Bono reveals in his memoir that he asked Apple CEO Tim Cook to gift the album to iTunes users, to which he responded, "You want to give this music away free? But the whole point of what we’re trying to do at Apple is to not give away music free. The point is to make sure musicians get paid."

""No," I said, "I don’t think we give it away free. I think you pay us for it, and then you give it away free, as a gift to people. Wouldn’t that be wonderful?""

The excerpt also reveals that Cook asked Bono if it would just be available to U2 fans, and Bono responded, "I think we should give it away to everybody. I mean, it’s their choice whether they want to listen to it."
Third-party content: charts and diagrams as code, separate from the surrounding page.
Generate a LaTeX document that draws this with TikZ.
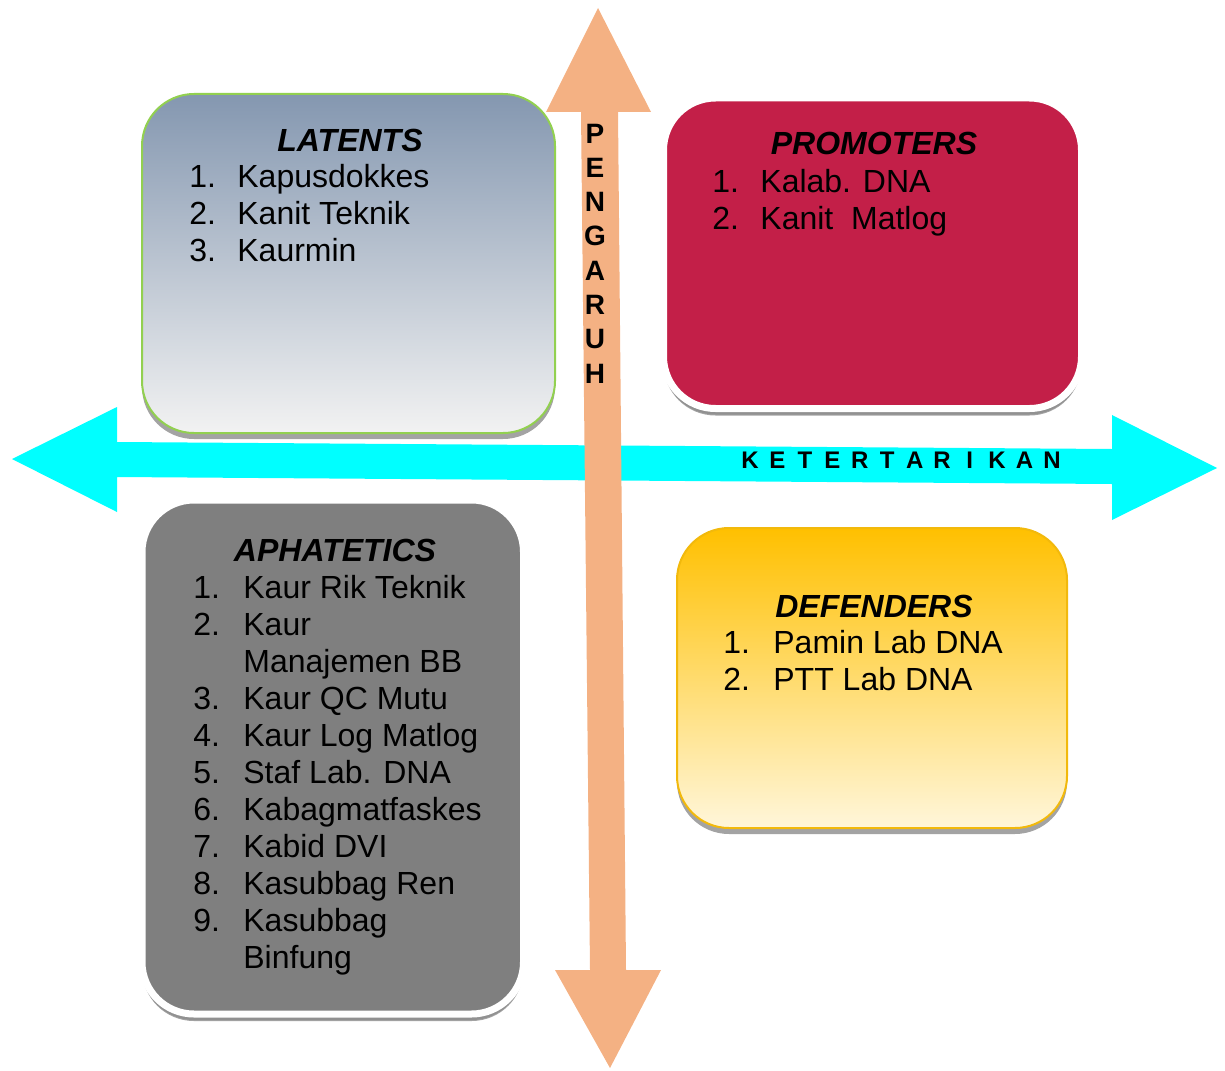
\documentclass[tikz,border=0pt]{standalone}
\usepackage{fontspec}
\setmainfont{Liberation Sans}
\usetikzlibrary{shadows,fit}

\definecolor{peach}{HTML}{F4B183}
\definecolor{aqua}{HTML}{00FFFF}
\definecolor{slate}{HTML}{8497B0}
\definecolor{paleslate}{HTML}{BAC1CD}
\definecolor{lightgrey}{HTML}{F2F2F2}
\definecolor{leafgreen}{HTML}{92D050}
\definecolor{crimson}{RGB}{195,31,72}
\definecolor{amber}{HTML}{FFC000}
\definecolor{paleamber}{HTML}{FFDF95}
\definecolor{cream}{HTML}{FFF6DA}
\definecolor{amberline}{HTML}{F2B90C}
\definecolor{midgrey}{HTML}{7F7F7F}

\tikzset{
    quadbox/.style={rounded corners=26pt, inner sep=0pt,
        drop shadow={shadow xshift=0pt, shadow yshift=-3pt, fill=black!45, opacity=.8}},
    whitebox/.style={quadbox, draw=white, line width=3.5pt,
        drop shadow={shadow xshift=0pt, shadow yshift=-3.5pt, fill=black!45, opacity=.8}},
    title/.style={anchor=base, inner sep=0pt, font=\fontsize{16}{18.5}\selectfont\bfseries\itshape},
    list/.style={anchor=base west, inner sep=0pt, font=\fontsize{16}{18.5}\selectfont},
    axislabel/.style={anchor=base, inner sep=0pt, font=\bfseries}
}

\begin{document}
\begin{tikzpicture}[x=0.5pt, y=-0.5pt]
    \useasboundingbox (0,0) rectangle (1225,1070);

    % quadrant boxes
    \node [quadbox, fit={(142,94) (555,433)}, draw=leafgreen, line width=1pt,
        top color=slate, middle color=paleslate, bottom color=lightgrey] (latents) {};
    \node [whitebox, fit={(663.5,98) (1081.5,408.5)}, fill=crimson] (promoters) {};
    \node [quadbox, fit={(677,528) (1067,828)}, draw=amberline, line width=1pt,
        top color=amber, middle color=paleamber, bottom color=cream] (defenders) {};
    \node [whitebox, fit={(142,500) (523.5,1014)}, fill=midgrey] (aphatetics) {};

    % axes
    \fill [aqua] (12,459) -- (117,407) -- (117,442) -- (1112,449) -- (1112,415)
        -- (1217,468) -- (1112,520) -- (1112,484) -- (117,477) -- (117,512) -- cycle;
    \fill [peach] (598,8) -- (651,112) -- (618,112) -- (626,970) -- (661,970)
        -- (610,1068) -- (555,970) -- (590,970) -- (581,112) -- (546,112) -- cycle;

    \foreach \ch [count=\i from 0] in {P,E,N,G,A,R,U,H}
        \node [axislabel, font=\fontsize{14}{16}\selectfont\bfseries] (pg\i) at (595,143+34.3*\i) {\ch};
    \foreach \ch [count=\i from 0] in {K,E,T,E,R,T,A,R,I,K,A,N}
        \node [axislabel, font=\fontsize{12}{14}\selectfont\bfseries] (kt\i) at (750+27.45*\i,468) {\ch};

    % texts
    \node [title] (latentstitle) at (350,151) {LATENTS};
    \node [list] (latentslist) at (189,187) {\begin{tabular}[t]{@{}p{24pt}@{}l@{}}
        1. & Kapusdokkes\\
        2. & Kanit Teknik\\
        3. & Kaurmin
    \end{tabular}};

    \node [title] (promoterstitle) at (874,155) {PROMOTERS};
    \node [list] (promoterslist) at (712,192) {\begin{tabular}[t]{@{}p{24pt}@{}l@{}}
        1. & Kalab. DNA\\
        2. & Kanit\ \ Matlog
    \end{tabular}};

    \node [title] (defenderstitle) at (874,617) {DEFENDERS};
    \node [list] (defenderslist) at (723,653) {\begin{tabular}[t]{@{}p{25pt}@{}l@{}}
        1. & Pamin Lab DNA\\
        2. & PTT Lab DNA
    \end{tabular}};

    \node [title] (aphateticstitle) at (335,561) {APHATETICS};
    \node [list] (aphateticslist) at (193,598) {\begin{tabular}[t]{@{}p{25pt}@{}l@{}}
        1. & Kaur Rik Teknik\\
        2. & Kaur\\
           & Manajemen BB\\
        3. & Kaur QC Mutu\\
        4. & Kaur Log Matlog\\
        5. & Staf Lab. DNA\\
        6. & Kabagmatfaskes\\
        7. & Kabid DVI\\
        8. & Kasubbag Ren\\
        9. & Kasubbag\\
           & Binfung
    \end{tabular}};
\end{tikzpicture}
\end{document}
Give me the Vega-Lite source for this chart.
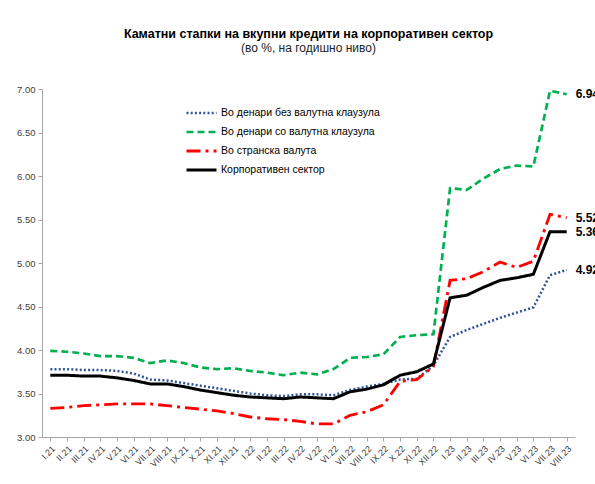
{
  "$schema": "https://vega.github.io/schema/vega-lite/v6.json",
  "autosize": {"type": "none"},
  "padding": {"left": 42, "top": 89, "right": 20, "bottom": 47},
  "width": 533,
  "height": 348,
  "background": "white",
  "title": {
    "text": "Каматни стапки на вкупни кредити на корпоративен сектор",
    "subtitle": "(во %, на годишно ниво)",
    "anchor": "middle",
    "font": "Liberation Sans",
    "fontSize": 12.5,
    "fontWeight": "bold",
    "color": "#000000",
    "subtitleFont": "Liberation Sans",
    "subtitleFontSize": 12,
    "subtitleColor": "#222222",
    "subtitlePadding": 3,
    "offset": 30
  },
  "data": {
    "values": [
      {"m": "I.21", "a": 3.78, "b": 3.99, "c": 3.33, "d": 3.71},
      {"m": "II.21", "a": 3.78, "b": 3.98, "c": 3.34, "d": 3.71},
      {"m": "III.21", "a": 3.77, "b": 3.96, "c": 3.36, "d": 3.70},
      {"m": "IV.21", "a": 3.77, "b": 3.93, "c": 3.37, "d": 3.70},
      {"m": "V.21", "a": 3.76, "b": 3.93, "c": 3.38, "d": 3.68},
      {"m": "VI.21", "a": 3.73, "b": 3.91, "c": 3.38, "d": 3.65},
      {"m": "VII.21", "a": 3.66, "b": 3.85, "c": 3.38, "d": 3.61},
      {"m": "VIII.21", "a": 3.65, "b": 3.88, "c": 3.36, "d": 3.61},
      {"m": "IX.21", "a": 3.62, "b": 3.85, "c": 3.34, "d": 3.58},
      {"m": "X.21", "a": 3.59, "b": 3.80, "c": 3.32, "d": 3.54},
      {"m": "XI.21", "a": 3.56, "b": 3.78, "c": 3.30, "d": 3.51},
      {"m": "XII.21", "a": 3.53, "b": 3.79, "c": 3.27, "d": 3.48},
      {"m": "I.22", "a": 3.50, "b": 3.76, "c": 3.23, "d": 3.46},
      {"m": "II.22", "a": 3.48, "b": 3.74, "c": 3.21, "d": 3.45},
      {"m": "III.22", "a": 3.47, "b": 3.71, "c": 3.20, "d": 3.44},
      {"m": "IV.22", "a": 3.49, "b": 3.74, "c": 3.18, "d": 3.46},
      {"m": "V.22", "a": 3.49, "b": 3.72, "c": 3.15, "d": 3.45},
      {"m": "VI.22", "a": 3.48, "b": 3.78, "c": 3.15, "d": 3.44},
      {"m": "VII.22", "a": 3.54, "b": 3.91, "c": 3.25, "d": 3.52},
      {"m": "VIII.22", "a": 3.58, "b": 3.92, "c": 3.29, "d": 3.55},
      {"m": "IX.22", "a": 3.61, "b": 3.95, "c": 3.37, "d": 3.60},
      {"m": "X.22", "a": 3.66, "b": 4.15, "c": 3.64, "d": 3.71},
      {"m": "XI.22", "a": 3.67, "b": 4.17, "c": 3.66, "d": 3.75},
      {"m": "XII.22", "a": 3.82, "b": 4.18, "c": 3.81, "d": 3.84},
      {"m": "I.23", "a": 4.15, "b": 5.86, "c": 4.80, "d": 4.60},
      {"m": "II.23", "a": 4.23, "b": 5.84, "c": 4.82, "d": 4.63},
      {"m": "III.23", "a": 4.30, "b": 5.97, "c": 4.90, "d": 4.72},
      {"m": "IV.23", "a": 4.37, "b": 6.08, "c": 5.01, "d": 4.80},
      {"m": "V.23", "a": 4.43, "b": 6.12, "c": 4.95, "d": 4.83},
      {"m": "VI.23", "a": 4.49, "b": 6.11, "c": 5.02, "d": 4.87},
      {"m": "VII.23", "a": 4.86, "b": 6.98, "c": 5.56, "d": 5.36},
      {"m": "VIII.23", "a": 4.92, "b": 6.94, "c": 5.52, "d": 5.36}
    ]
  },
  "transform": [
    {"fold": ["a", "b", "c", "d"], "as": ["s", "v"]}
  ],
  "encoding": {
    "x": {
      "field": "m",
      "type": "ordinal",
      "sort": null,
      "scale": {"type": "point", "padding": 0.5},
      "axis": {
        "title": null,
        "labelAngle": -45,
        "labelFontSize": 9,
        "labelFont": "Liberation Sans",
        "labelColor": "#404040",
        "domainColor": "#A6A6A6",
        "tickColor": "#A6A6A6",
        "tickSize": 4,
        "labelPadding": 3
      }
    },
    "y": {
      "field": "v",
      "type": "quantitative",
      "scale": {"domain": [3, 7], "nice": false, "zero": false},
      "axis": {
        "title": null,
        "values": [3, 3.5, 4, 4.5, 5, 5.5, 6, 6.5, 7],
        "format": ".2f",
        "grid": false,
        "labelFontSize": 9.5,
        "labelFont": "Liberation Sans",
        "labelColor": "#404040",
        "domainColor": "#A6A6A6",
        "tickColor": "#A6A6A6",
        "tickSize": 4,
        "labelPadding": 3
      }
    }
  },
  "layer": [
    {
      "mark": {"type": "line", "clip": false},
      "encoding": {
        "color": {
          "field": "s",
          "type": "nominal",
          "scale": {"domain": ["a", "b", "c", "d"], "range": ["#2F5597", "#00B050", "#FF0000", "#000000"]},
          "legend": {
            "title": null,
            "orient": "none",
            "legendX": 143,
            "legendY": 14.5,
            "symbolType": "stroke",
            "symbolSize": 900,
            "symbolStrokeWidth": 3,
            "labelFont": "Liberation Sans",
            "labelFontSize": 10.5,
            "labelOffset": 3,
            "labelLimit": 400,
            "labelColor": "#000000",
            "rowPadding": 0,
            "clipHeight": 19,
            "labelExpr": "{'a':'Во денари без валутна клаузула','b':'Во денари со валутна клаузула','c':'Во странска валута','d':'Корпоративен сектор'}[datum.label]"
          }
        },
        "strokeDash": {
          "field": "s",
          "type": "nominal",
          "scale": {"domain": ["a", "b", "c", "d"], "range": [[2, 2.2], [7, 4], [14, 5, 3, 5], [1, 0]]},
          "legend": {
            "title": null,
            "orient": "none",
            "legendX": 143,
            "legendY": 14.5,
            "symbolType": "stroke",
            "symbolSize": 900,
            "symbolStrokeWidth": 3,
            "labelFont": "Liberation Sans",
            "labelFontSize": 10.5,
            "labelOffset": 3,
            "labelLimit": 400,
            "labelColor": "#000000",
            "rowPadding": 0,
            "clipHeight": 19,
            "labelExpr": "{'a':'Во денари без валутна клаузула','b':'Во денари со валутна клаузула','c':'Во странска валута','d':'Корпоративен сектор'}[datum.label]"
          }
        },
        "strokeWidth": {
          "field": "s",
          "type": "nominal",
          "scale": {"domain": ["a", "b", "c", "d"], "range": [2.5, 3, 3, 3.5]},
          "legend": null
        }
      }
    },
    {
      "transform": [{"filter": "datum.m === 'VIII.23'"}],
      "mark": {
        "type": "text",
        "align": "left",
        "baseline": "middle",
        "dx": 9,
        "font": "Liberation Sans",
        "fontSize": 12,
        "fontWeight": "bold",
        "color": "#000000",
        "clip": false
      },
      "encoding": {
        "text": {"field": "v", "type": "quantitative", "format": ".2f"}
      }
    }
  ],
  "config": {
    "view": {"stroke": null}
  }
}
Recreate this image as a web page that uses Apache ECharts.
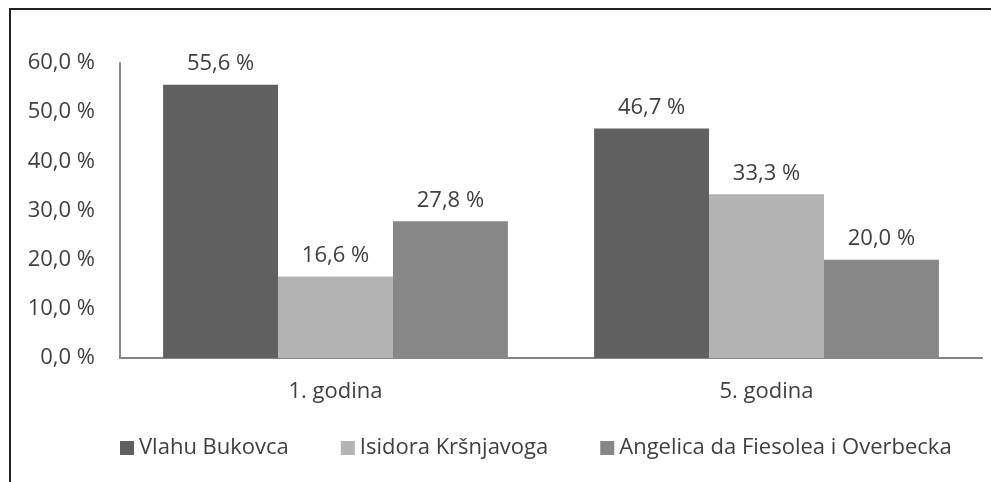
<!DOCTYPE html>
<html>
<head>
<meta charset="utf-8">
<script src="https://cdn.jsdelivr.net/npm/echarts@6/dist/echarts.min.js"></script>
<style>
  html, body { margin: 0; padding: 0; background: #fff; }
  #chart { width: 991px; height: 482px; }
  .frame {
    position: absolute; left: 9px; top: 8px; width: 990px; height: 480px;
    border-top: 2px solid #222; border-left: 2px solid #222; pointer-events: none;
  }
</style>
</head>
<body>
<div id="chart"></div>
<div class="frame"></div>
<script>
const categories = ["1. godina", "5. godina"];
const seriesNames = ["Vlahu Bukovca", "Isidora Kršnjavoga", "Angelica da Fiesolea i Overbecka"];
const vlahu = [55.6, 46.7];
const isidora = [16.6, 33.3];
const angelica = [27.8, 20.0];
const colors = ["#606060", "#b3b3b3", "#878787"];

const font = "'Open Sans', 'Liberation Sans', sans-serif";
const pct = v => v.toFixed(1).replace(".", ",") + " %";

let chart = echarts.init(document.getElementById("chart"));
let values = [vlahu, isidora, angelica];

let option = {
  animation: false,
  textStyle: { fontFamily: font },
  grid: { left: 120, right: 9, top: 63, bottom: 124 },
  legend: {
    left: 115,
    top: 432,
    itemWidth: 14,
    itemHeight: 14,
    itemGap: 52,
    icon: "rect",
    textStyle: { fontSize: 22, color: "#404040", fontFamily: font },
    data: seriesNames
  },
  xAxis: {
    type: "category",
    data: categories,
    axisLine: { lineStyle: { color: "#868686", width: 2 } },
    axisTick: { show: false },
    axisLabel: { fontSize: 22, color: "#404040", margin: 23 }
  },
  yAxis: {
    type: "value",
    min: 0,
    max: 60,
    interval: 10,
    splitLine: { show: false },
    axisLine: { show: true, lineStyle: { color: "#868686", width: 2 } },
    axisTick: { show: false },
    axisLabel: { fontSize: 22, color: "#404040", margin: 25, formatter: pct }
  },
  series: seriesNames.map((name, i) => ({
    name: name,
    type: "bar",
    data: values[i],
    barGap: 0,
    barCategoryGap: "20%",
    itemStyle: { color: colors[i] },
    label: {
      show: true,
      position: "top",
      distance: 10,
      fontSize: 22,
      color: "#404040",
      formatter: p => pct(p.value)
    }
  }))
};
chart.setOption(option);
</script>
</body>
</html>
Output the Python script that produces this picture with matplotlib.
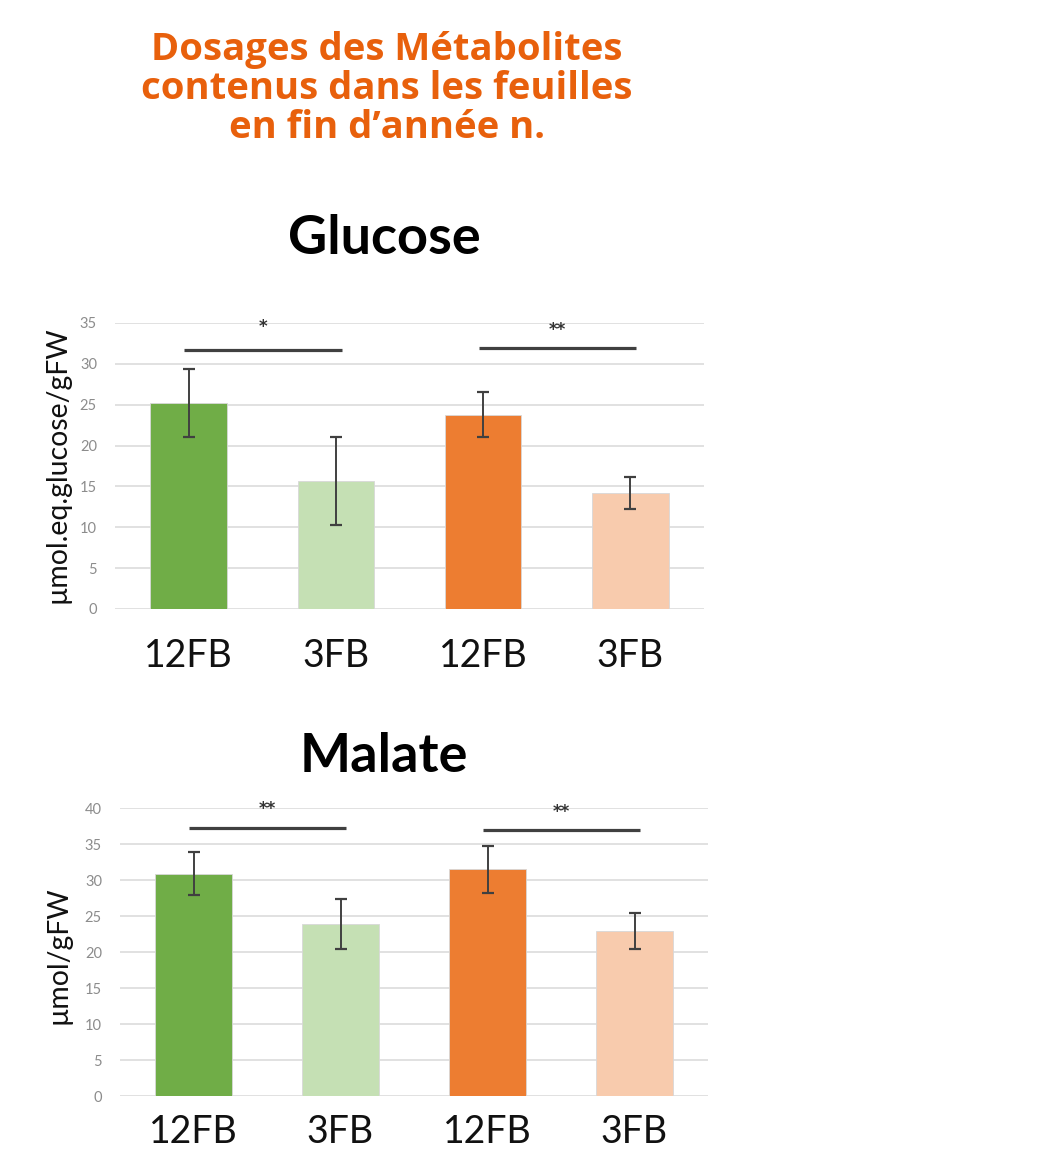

"See what just happened? You might call it vaunting ambition," Bono writes. "Or vaulting. Critics might accuse me of overreach. It is."

He continues, "If just getting our music to people who like our music was the idea, that was a good idea. But if the idea was getting our music to people who might not have had a remote interest in our music, maybe there might be some pushback. But what was the worst that could happen? It would be like junk mail. Wouldn’t it? Like taking our bottle of milk and leaving it on the doorstep of every house in the neighbourhood."

"I take full responsibility," Bono adds. "Not Guy O, not Edge, not Adam, not Larry, not Tim Cook, not Eddy Cue. I’d thought if we could just put our music within reach of people, they might choose to reach out toward it. Not quite. As one social media wisecracker put it, “Woke up this morning to find Bono in my kitchen, drinking my coffee, wearing my dressing gown, reading my paper.” Or, less kind, “The free U2 album is overpriced.” Mea culpa."

Bono's Surrender: 40 Songs, One Story memoir will be released on 1 November.